▶ [WORK REQUIRED] Read the lines below. Copy out any that hold the string "with".
━━━ INPUT ━━━
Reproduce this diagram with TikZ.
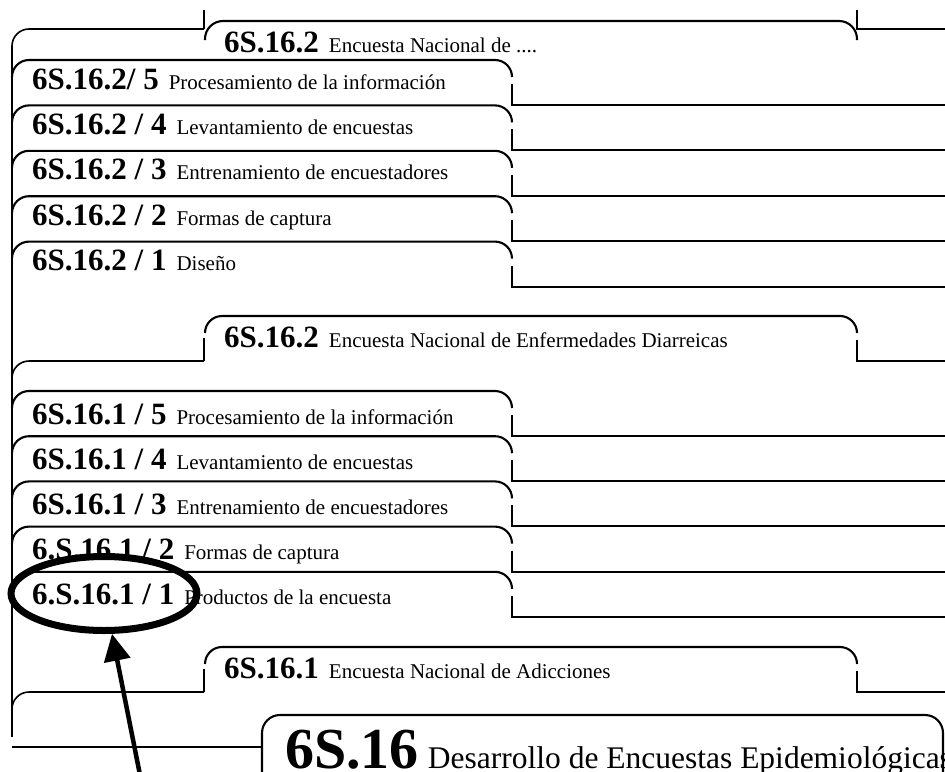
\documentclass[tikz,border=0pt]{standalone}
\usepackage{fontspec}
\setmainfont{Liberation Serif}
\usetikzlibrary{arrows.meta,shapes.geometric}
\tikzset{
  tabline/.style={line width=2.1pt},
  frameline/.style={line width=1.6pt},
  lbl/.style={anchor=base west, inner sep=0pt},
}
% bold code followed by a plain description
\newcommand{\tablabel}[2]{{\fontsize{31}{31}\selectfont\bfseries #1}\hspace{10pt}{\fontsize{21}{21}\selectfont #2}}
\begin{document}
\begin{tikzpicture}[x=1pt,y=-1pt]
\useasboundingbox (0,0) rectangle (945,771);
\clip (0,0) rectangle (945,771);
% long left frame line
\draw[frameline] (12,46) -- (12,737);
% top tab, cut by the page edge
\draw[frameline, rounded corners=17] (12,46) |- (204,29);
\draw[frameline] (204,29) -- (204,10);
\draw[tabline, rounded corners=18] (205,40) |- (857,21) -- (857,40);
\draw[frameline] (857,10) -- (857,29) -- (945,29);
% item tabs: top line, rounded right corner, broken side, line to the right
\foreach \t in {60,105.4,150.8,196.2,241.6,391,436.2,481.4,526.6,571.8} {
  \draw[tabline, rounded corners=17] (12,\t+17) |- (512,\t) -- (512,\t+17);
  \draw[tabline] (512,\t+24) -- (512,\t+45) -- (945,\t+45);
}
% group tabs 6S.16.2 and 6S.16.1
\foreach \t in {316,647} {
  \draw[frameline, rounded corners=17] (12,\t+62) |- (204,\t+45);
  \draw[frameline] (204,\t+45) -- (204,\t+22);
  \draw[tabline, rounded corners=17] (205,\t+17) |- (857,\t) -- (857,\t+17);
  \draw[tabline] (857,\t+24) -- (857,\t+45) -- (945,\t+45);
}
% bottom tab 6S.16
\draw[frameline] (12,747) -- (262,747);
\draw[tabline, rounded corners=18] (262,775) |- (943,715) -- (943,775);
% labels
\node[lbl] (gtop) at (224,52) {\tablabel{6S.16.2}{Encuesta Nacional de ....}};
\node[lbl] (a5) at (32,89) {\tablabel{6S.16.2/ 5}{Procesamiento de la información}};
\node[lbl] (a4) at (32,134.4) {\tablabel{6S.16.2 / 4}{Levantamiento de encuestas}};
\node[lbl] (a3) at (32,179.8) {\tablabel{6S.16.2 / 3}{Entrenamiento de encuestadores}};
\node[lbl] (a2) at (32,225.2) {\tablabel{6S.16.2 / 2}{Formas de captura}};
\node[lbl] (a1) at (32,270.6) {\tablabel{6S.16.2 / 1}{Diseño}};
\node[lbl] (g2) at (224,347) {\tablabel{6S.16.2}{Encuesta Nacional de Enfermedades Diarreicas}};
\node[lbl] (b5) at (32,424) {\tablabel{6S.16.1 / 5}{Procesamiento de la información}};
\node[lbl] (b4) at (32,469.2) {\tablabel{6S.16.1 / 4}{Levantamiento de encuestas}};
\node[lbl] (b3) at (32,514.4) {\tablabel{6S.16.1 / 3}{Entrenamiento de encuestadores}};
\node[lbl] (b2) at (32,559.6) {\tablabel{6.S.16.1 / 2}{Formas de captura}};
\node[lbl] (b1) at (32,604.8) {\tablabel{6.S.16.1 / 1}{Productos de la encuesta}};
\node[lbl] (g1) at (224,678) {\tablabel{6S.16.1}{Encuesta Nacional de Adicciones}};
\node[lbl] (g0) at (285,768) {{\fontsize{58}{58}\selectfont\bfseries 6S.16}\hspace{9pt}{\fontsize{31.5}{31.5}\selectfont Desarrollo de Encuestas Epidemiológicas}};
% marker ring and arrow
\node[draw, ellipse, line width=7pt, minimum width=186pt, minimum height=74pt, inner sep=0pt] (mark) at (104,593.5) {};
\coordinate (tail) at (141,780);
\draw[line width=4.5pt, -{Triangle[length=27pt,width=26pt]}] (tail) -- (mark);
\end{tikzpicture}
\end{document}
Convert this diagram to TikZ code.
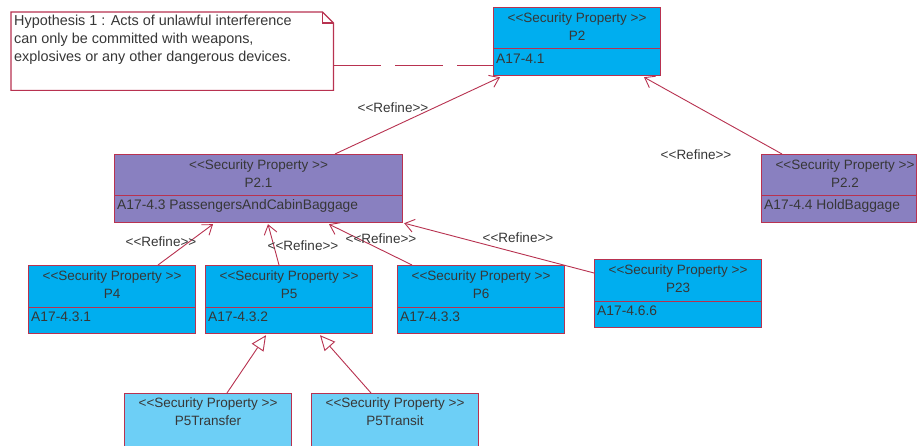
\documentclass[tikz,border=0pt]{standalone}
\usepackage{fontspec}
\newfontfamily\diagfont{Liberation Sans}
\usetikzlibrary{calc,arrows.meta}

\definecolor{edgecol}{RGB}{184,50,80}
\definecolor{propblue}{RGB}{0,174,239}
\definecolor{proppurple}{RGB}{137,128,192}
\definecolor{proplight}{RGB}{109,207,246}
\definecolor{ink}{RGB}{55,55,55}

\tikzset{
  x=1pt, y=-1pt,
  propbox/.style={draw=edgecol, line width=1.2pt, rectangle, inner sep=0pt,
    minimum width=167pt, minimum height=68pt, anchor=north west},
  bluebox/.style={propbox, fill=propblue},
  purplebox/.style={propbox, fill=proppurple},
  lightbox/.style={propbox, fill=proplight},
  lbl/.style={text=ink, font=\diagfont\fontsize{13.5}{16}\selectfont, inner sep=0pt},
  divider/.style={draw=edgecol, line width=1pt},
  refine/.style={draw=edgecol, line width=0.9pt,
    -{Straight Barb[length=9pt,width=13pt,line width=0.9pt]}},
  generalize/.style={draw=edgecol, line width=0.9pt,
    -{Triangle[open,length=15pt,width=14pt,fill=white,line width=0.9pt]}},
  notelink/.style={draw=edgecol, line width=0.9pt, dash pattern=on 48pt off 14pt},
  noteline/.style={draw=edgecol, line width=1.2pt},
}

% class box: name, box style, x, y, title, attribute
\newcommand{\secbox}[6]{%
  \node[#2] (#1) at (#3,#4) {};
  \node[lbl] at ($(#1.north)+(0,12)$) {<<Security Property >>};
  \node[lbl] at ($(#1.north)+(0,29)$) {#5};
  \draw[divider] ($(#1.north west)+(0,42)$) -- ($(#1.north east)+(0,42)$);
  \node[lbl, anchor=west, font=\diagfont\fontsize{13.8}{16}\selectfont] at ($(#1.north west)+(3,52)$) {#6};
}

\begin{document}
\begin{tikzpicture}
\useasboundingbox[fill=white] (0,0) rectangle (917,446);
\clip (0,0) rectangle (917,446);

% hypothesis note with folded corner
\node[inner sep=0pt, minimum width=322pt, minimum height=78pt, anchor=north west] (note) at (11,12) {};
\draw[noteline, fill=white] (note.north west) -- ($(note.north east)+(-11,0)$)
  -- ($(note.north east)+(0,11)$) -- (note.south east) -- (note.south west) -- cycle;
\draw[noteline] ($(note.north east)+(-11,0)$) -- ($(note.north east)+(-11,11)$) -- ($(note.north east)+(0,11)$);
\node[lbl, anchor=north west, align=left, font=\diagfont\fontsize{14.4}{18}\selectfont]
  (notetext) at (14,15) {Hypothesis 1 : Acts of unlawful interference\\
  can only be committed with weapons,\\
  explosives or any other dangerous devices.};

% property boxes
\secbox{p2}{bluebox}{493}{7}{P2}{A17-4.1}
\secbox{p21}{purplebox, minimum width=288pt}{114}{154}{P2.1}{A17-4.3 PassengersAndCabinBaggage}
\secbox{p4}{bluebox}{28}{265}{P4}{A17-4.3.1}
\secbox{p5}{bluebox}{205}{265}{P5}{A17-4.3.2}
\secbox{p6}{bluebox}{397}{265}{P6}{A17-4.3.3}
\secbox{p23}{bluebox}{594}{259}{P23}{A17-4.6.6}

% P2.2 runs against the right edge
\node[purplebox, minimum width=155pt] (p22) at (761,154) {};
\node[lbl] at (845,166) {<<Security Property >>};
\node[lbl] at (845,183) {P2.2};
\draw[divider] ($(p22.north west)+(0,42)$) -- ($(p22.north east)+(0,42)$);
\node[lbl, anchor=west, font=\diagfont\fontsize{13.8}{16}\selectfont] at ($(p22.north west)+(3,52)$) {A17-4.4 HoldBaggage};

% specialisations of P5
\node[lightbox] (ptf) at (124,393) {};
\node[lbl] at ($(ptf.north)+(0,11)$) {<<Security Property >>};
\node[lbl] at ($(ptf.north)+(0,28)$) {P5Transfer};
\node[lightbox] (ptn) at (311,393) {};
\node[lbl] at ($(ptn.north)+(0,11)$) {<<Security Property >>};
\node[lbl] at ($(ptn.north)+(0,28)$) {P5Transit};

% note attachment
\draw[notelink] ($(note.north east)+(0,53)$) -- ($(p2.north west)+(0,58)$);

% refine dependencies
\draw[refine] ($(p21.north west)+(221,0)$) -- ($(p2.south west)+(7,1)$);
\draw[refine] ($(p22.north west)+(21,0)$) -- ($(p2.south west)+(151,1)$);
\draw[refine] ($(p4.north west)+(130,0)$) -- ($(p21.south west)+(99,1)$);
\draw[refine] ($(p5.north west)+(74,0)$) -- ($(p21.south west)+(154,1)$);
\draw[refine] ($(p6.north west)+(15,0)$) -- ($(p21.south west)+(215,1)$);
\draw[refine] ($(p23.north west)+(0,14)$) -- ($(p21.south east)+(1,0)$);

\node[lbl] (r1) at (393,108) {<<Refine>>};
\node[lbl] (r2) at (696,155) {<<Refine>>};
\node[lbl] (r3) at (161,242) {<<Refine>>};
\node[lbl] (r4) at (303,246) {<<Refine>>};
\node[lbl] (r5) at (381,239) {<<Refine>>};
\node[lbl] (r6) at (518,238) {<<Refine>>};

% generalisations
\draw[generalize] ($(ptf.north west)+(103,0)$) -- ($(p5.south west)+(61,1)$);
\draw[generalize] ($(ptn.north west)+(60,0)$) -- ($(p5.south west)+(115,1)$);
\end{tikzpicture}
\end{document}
━━━
▶ [SOLVED EXERCISE]
Reproduce this diagram with TikZ.
% hypothesis note with folded corner
  can only be committed with weapons,\\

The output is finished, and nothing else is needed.